◆ DATA SEGMENT:
>>

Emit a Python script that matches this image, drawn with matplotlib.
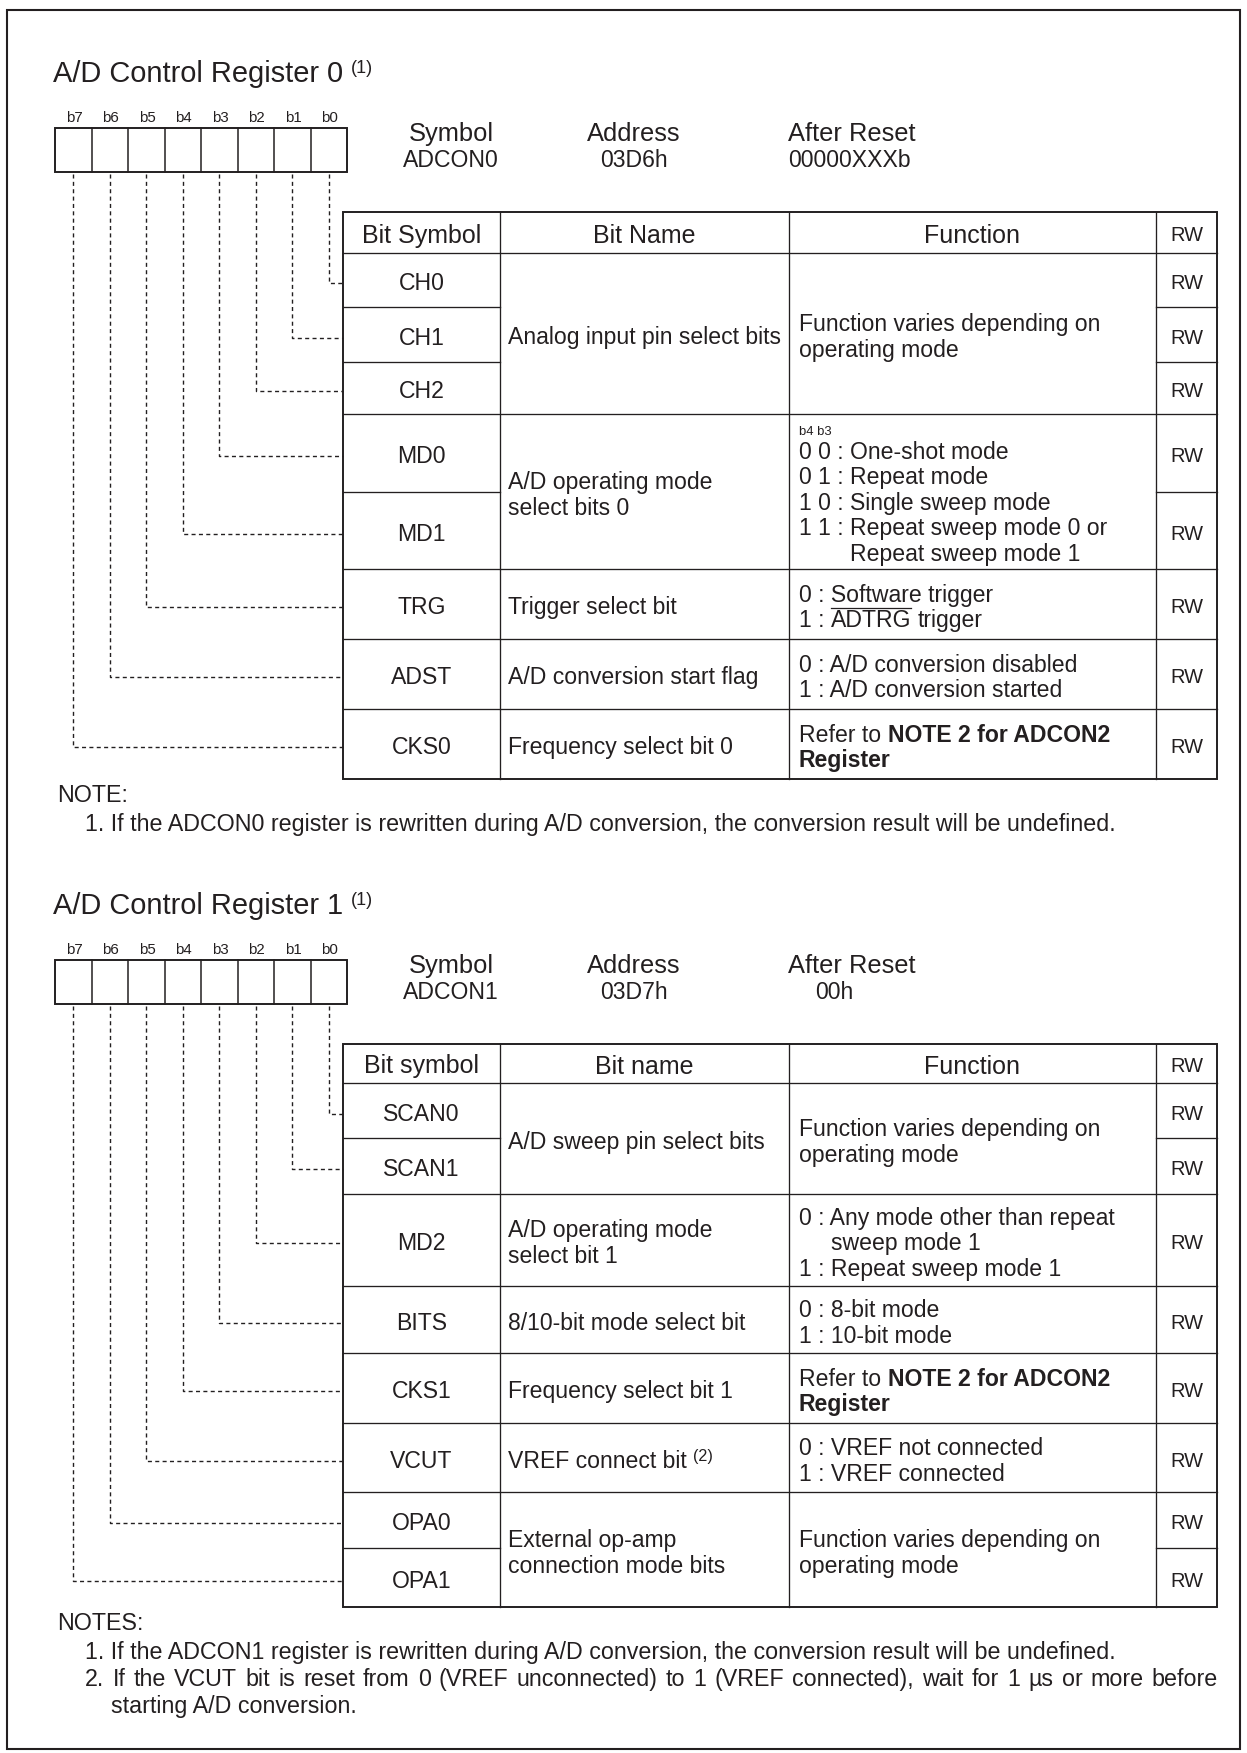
import re
import matplotlib
matplotlib.use('Agg')
import matplotlib.pyplot as plt
from matplotlib.patches import Rectangle

FONT = 'Liberation Sans'
INK = '#231f20'

# ---- data ----
bit_labels = ['b7', 'b6', 'b5', 'b4', 'b3', 'b2', 'b1', 'b0']
info_heads = ['Symbol', 'Address', 'After Reset']

reg0_title = 'A/D Control Register 0'
reg0_info = ['ADCON0', '03D6h', '00000XXXb']
reg0_header = ['Bit Symbol', 'Bit Name', 'Function', 'RW']
reg0_symbols = ['CH0', 'CH1', 'CH2', 'MD0', 'MD1', 'TRG', 'ADST', 'CKS0']
reg0_rw = ['RW'] * 8
reg0_groups = [(0, 3), (3, 5), (5, 6), (6, 7), (7, 8)]
reg0_names = [['Analog input pin select bits'],
              ['A/D operating mode', 'select bits 0'],
              ['Trigger select bit'],
              ['A/D conversion start flag'],
              ['Frequency select bit 0']]
reg0_funcs = [['Function varies depending on', 'operating mode'],
              ['0 0 : One-shot mode', '0 1 : Repeat mode', '1 0 : Single sweep mode',
               '1 1 : Repeat sweep mode 0 or', '|Repeat sweep mode 1'],
              ['0 : Software trigger', '1 : ~ADTRG~ trigger'],
              ['0 : A/D conversion disabled', '1 : A/D conversion started'],
              ['Refer to **NOTE 2 for ADCON2**', '**Register**']]
reg0_tags = [None, 'b4 b3', None, None, None]
reg0_note_head = 'NOTE:'
reg0_notes = ['1. If the ADCON0 register is rewritten during A/D conversion, '
              'the conversion result will be undefined.']

reg1_title = 'A/D Control Register 1'
reg1_info = ['ADCON1', '03D7h', '00h']
reg1_header = ['Bit symbol', 'Bit name', 'Function', 'RW']
reg1_symbols = ['SCAN0', 'SCAN1', 'MD2', 'BITS', 'CKS1', 'VCUT', 'OPA0', 'OPA1']
reg1_rw = ['RW'] * 8
reg1_groups = [(0, 2), (2, 3), (3, 4), (4, 5), (5, 6), (6, 8)]
reg1_names = [['A/D sweep pin select bits'],
              ['A/D operating mode', 'select bit 1'],
              ['8/10-bit mode select bit'],
              ['Frequency select bit 1'],
              ['VREF connect bit ^(2)^'],
              ['External op-amp', 'connection mode bits']]
reg1_funcs = [['Function varies depending on', 'operating mode'],
              ['0 : Any mode other than repeat', '|sweep mode 1', '1 : Repeat sweep mode 1'],
              ['0 : 8-bit mode', '1 : 10-bit mode'],
              ['Refer to **NOTE 2 for ADCON2**', '**Register**'],
              ['0 : VREF not connected', '1 : VREF connected'],
              ['Function varies depending on', 'operating mode']]
reg1_tags = [None] * 6
reg1_note_head = 'NOTES:'
reg1_notes = ['1. If the ADCON1 register is rewritten during A/D conversion, '
              'the conversion result will be undefined.',
              '2. If the VCUT bit is reset from 0 (VREF unconnected) to 1 (VREF connected), '
              'wait for 1 \u00b5s or more before',
              '|starting A/D conversion.']

# ---- layout (pixels) ----
reg_offsets = [0, 832]
reg0_head_h, reg0_heights = 41, [54, 55, 52, 78, 77, 70, 70, 70]
reg1_head_h, reg1_heights = 39, [55, 56, 92, 67, 70, 69, 56, 59]
reset_x = [788, 815]

COLS = [343, 500, 789, 1156, 1217]
BOX_X0, CELL = 55, 36.5
NAME_X, FUNC_X = 508, 799
NOTE_X, NOTE_END = 85, 1218
PX_TITLE, PX_SUP, PX_BIT = 29, 18, 15
PX_HEAD, PX_VAL = 25.5, 23
PX_TH, PX_BODY, PX_RW, PX_TAG, PX_NOTE = 25, 23, 20, 13, 23.2
LS = 25.5

fig = plt.figure(figsize=(12.47, 17.53), dpi=100)
ax = fig.add_axes([0, 0, 1, 1])
ax.set_xlim(0, 1247)
ax.set_ylim(1753, 0)
ax.axis('off')
R = fig.canvas.get_renderer()


def put(x, y, s, px, weight='normal', ha='left'):
    return ax.text(x, y, s, fontsize=px * 0.72, fontweight=weight, ha=ha,
                   va='baseline', color=INK, fontfamily=FONT)


def width(s, px, weight='normal'):
    if not s:
        return 0
    t = put(0, 0, s, px, weight)
    w = t.get_window_extent(R).width
    t.remove()
    return w


def space(px, weight='normal'):
    return width('x x', px, weight) - width('xx', px, weight)


def span(s, px, weight='normal'):
    core = s.strip(' ')
    n = len(s) - len(core)
    return width(core, px, weight) + n * space(px, weight)


TOKEN = re.compile(r'(\*\*[^*]+\*\*|~[^~]+~|\^[^^]+\^)')


def rich(x, yc, line, px):
    base = yc + 0.36 * px
    cx = x
    for part in TOKEN.split(line):
        if not part:
            continue
        weight, kind = 'normal', 'plain'
        if part.startswith('**'):
            part, weight = part[2:-2], 'bold'
        elif part.startswith('~'):
            part, kind = part[1:-1], 'over'
        elif part.startswith('^'):
            part, kind = part[1:-1], 'sup'
        size = px * 0.7 if kind == 'sup' else px
        core = part.strip(' ')
        lead = len(part) - len(part.lstrip(' '))
        trail = len(part) - len(part.rstrip(' '))
        sp = space(size, weight)
        cx += lead * sp
        if kind == 'sup':
            put(cx, base - 0.3 * px, core, size)
        else:
            put(cx, base, core, size, weight)
        w = width(core, size, weight)
        if kind == 'over':
            ax.plot([cx, cx + w], [base - 0.84 * px] * 2, color=INK, lw=0.9)
        cx += w + trail * sp
    return cx


def justify(x, yc, line, px, x_end):
    # spread words so the line ends at x_end, like a wrapped paragraph
    base = yc + 0.36 * px
    words = line.split(' ')
    ws = [width(w, px) for w in words]
    gap = (x_end - x - sum(ws)) / (len(words) - 1)
    cx = x
    for w, wd in zip(words, ws):
        put(cx, base, w, px)
        cx += wd + gap


def indent_of(prev, px):
    m = re.search(r'[:.] ', prev)
    return span(prev[:m.end()], px)


def lines_block(x, yc, lines, px, ls, x_end=None):
    n = len(lines)
    for k, line in enumerate(lines):
        y = yc + (k - (n - 1) / 2) * ls
        lx = x
        if line.startswith('|'):
            lx = x + indent_of(lines[k - 1], px)
            line = line[1:]
        wraps = k + 1 < n and lines[k + 1].startswith('|')
        if x_end is not None and wraps:
            justify(lx, y, line, px, x_end)
        else:
            rich(lx, y, line, px)


def hline(x0, x1, y, lw=0.95):
    ax.plot([x0, x1], [y, y], color=INK, lw=lw, solid_capstyle='projecting')


def vline(x, y0, y1, lw=0.95):
    ax.plot([x, x], [y0, y1], color=INK, lw=lw, solid_capstyle='projecting')


def draw_register(k, title, info, header, symbols, rws, groups, names, funcs, tags,
                  head_h, heights, note_head, notes):
    off = reg_offsets[k]
    # title
    end = rich(53, 72 + off, title, PX_TITLE)
    put(end + 8, 81 + off - 8, '(1)', PX_SUP)

    # bit boxes
    y0, y1 = 128 + off, 172 + off
    for i, lab in enumerate(bit_labels):
        cx = BOX_X0 + (i + 0.5) * CELL
        put(cx + 1, 117 + off + 0.36 * PX_BIT, lab, PX_BIT, ha='center')
        if i:
            vline(BOX_X0 + i * CELL, y0, y1, lw=1.1)
    ax.add_patch(Rectangle((BOX_X0, y0), 8 * CELL, y1 - y0, fill=False, ec=INK, lw=1.4))

    # symbol / address / reset
    heads_x = [451, 634]
    for j in range(2):
        put(heads_x[j], 132 + off + 0.36 * PX_HEAD, info_heads[j], PX_HEAD, ha='center')
        put(heads_x[j], 159 + off + 0.36 * PX_VAL, info[j], PX_VAL, ha='center')
    put(788, 132 + off + 0.36 * PX_HEAD, info_heads[2], PX_HEAD)
    put(reset_x[k], 159 + off + 0.36 * PX_VAL, info[2], PX_VAL)

    # table geometry
    top = 212 + off
    ys = [top, top + head_h]
    for h in heights:
        ys.append(ys[-1] + h)
    bottom = ys[-1]
    for x in COLS[1:-1]:
        vline(x, top, bottom)
    hline(COLS[0], COLS[-1], ys[1])
    starts = {g[0] for g in groups}
    for i in range(1, len(symbols)):
        y = ys[1 + i]
        if i in starts:
            hline(COLS[0], COLS[-1], y)
        else:
            hline(COLS[0], COLS[1], y)
            hline(COLS[3], COLS[4], y)
    ax.add_patch(Rectangle((COLS[0], top), COLS[-1] - COLS[0], bottom - top,
                           fill=False, ec=INK, lw=1.4))

    # header texts
    hc = (ys[0] + ys[1]) / 2 + 1
    for j, txt in enumerate(header):
        px = PX_RW if txt == 'RW' else PX_TH
        put((COLS[j] + COLS[j + 1]) / 2, hc + 0.36 * px, txt, px, ha='center')

    # rows
    for i, (sym, rw) in enumerate(zip(symbols, rws)):
        yc = (ys[1 + i] + ys[2 + i]) / 2 + 2
        put((COLS[0] + COLS[1]) / 2, yc + 0.36 * PX_BODY, sym, PX_BODY, ha='center')
        put((COLS[3] + COLS[4]) / 2, yc + 0.36 * PX_RW, rw, PX_RW, ha='center')
        # dashed connector from bit cell to the row
        bx = BOX_X0 + (7 - i + 0.5) * CELL
        yt = yc + 1
        ax.plot([bx, bx, COLS[0]], [y1 + 2, yt, yt], color=INK, lw=1.0,
                linestyle=(0, (2.9, 2.4)))

    # grouped names / functions
    for g, (a, b) in enumerate(groups):
        yc = (ys[1 + a] + ys[1 + b]) / 2 + 2
        lines_block(NAME_X, yc, names[g], PX_BODY, 26)
        if tags[g]:
            fy = yc + 8
            first = fy - (len(funcs[g]) - 1) / 2 * LS
            put(FUNC_X, first - 20 + 0.36 * PX_TAG, tags[g], PX_TAG)
        else:
            fy = yc
        lines_block(FUNC_X, fy, funcs[g], PX_BODY, LS)

    # notes
    put(57, bottom + 15 + 0.36 * PX_NOTE, note_head, PX_NOTE)
    lines_block(NOTE_X, bottom + 44 + (len(notes) - 1) / 2 * 27, notes, PX_NOTE, 27,
                x_end=NOTE_END)


draw_register(0, reg0_title, reg0_info, reg0_header, reg0_symbols, reg0_rw, reg0_groups,
              reg0_names, reg0_funcs, reg0_tags, reg0_head_h, reg0_heights,
              reg0_note_head, reg0_notes)
draw_register(1, reg1_title, reg1_info, reg1_header, reg1_symbols, reg1_rw, reg1_groups,
              reg1_names, reg1_funcs, reg1_tags, reg1_head_h, reg1_heights,
              reg1_note_head, reg1_notes)

# outer frame
ax.add_patch(Rectangle((7, 10), 1233, 1739, fill=False, ec=INK, lw=1.5))

fig.savefig('out.png', dpi=100)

<<

◆ STATED GOAL:
Restate only the lines running from the start of the material above through the line containing "will be undefined.']", ends included. No pictures.

◆ RESPONSE TO THIS TASK:
Emit a Python script that matches this image, drawn with matplotlib.
import re
import matplotlib
matplotlib.use('Agg')
import matplotlib.pyplot as plt
from matplotlib.patches import Rectangle

FONT = 'Liberation Sans'
INK = '#231f20'

# ---- data ----
bit_labels = ['b7', 'b6', 'b5', 'b4', 'b3', 'b2', 'b1', 'b0']
info_heads = ['Symbol', 'Address', 'After Reset']

reg0_title = 'A/D Control Register 0'
reg0_info = ['ADCON0', '03D6h', '00000XXXb']
reg0_header = ['Bit Symbol', 'Bit Name', 'Function', 'RW']
reg0_symbols = ['CH0', 'CH1', 'CH2', 'MD0', 'MD1', 'TRG', 'ADST', 'CKS0']
reg0_rw = ['RW'] * 8
reg0_groups = [(0, 3), (3, 5), (5, 6), (6, 7), (7, 8)]
reg0_names = [['Analog input pin select bits'],
              ['A/D operating mode', 'select bits 0'],
              ['Trigger select bit'],
              ['A/D conversion start flag'],
              ['Frequency select bit 0']]
reg0_funcs = [['Function varies depending on', 'operating mode'],
              ['0 0 : One-shot mode', '0 1 : Repeat mode', '1 0 : Single sweep mode',
               '1 1 : Repeat sweep mode 0 or', '|Repeat sweep mode 1'],
              ['0 : Software trigger', '1 : ~ADTRG~ trigger'],
              ['0 : A/D conversion disabled', '1 : A/D conversion started'],
              ['Refer to **NOTE 2 for ADCON2**', '**Register**']]
reg0_tags = [None, 'b4 b3', None, None, None]
reg0_note_head = 'NOTE:'
reg0_notes = ['1. If the ADCON0 register is rewritten during A/D conversion, '
              'the conversion result will be undefined.']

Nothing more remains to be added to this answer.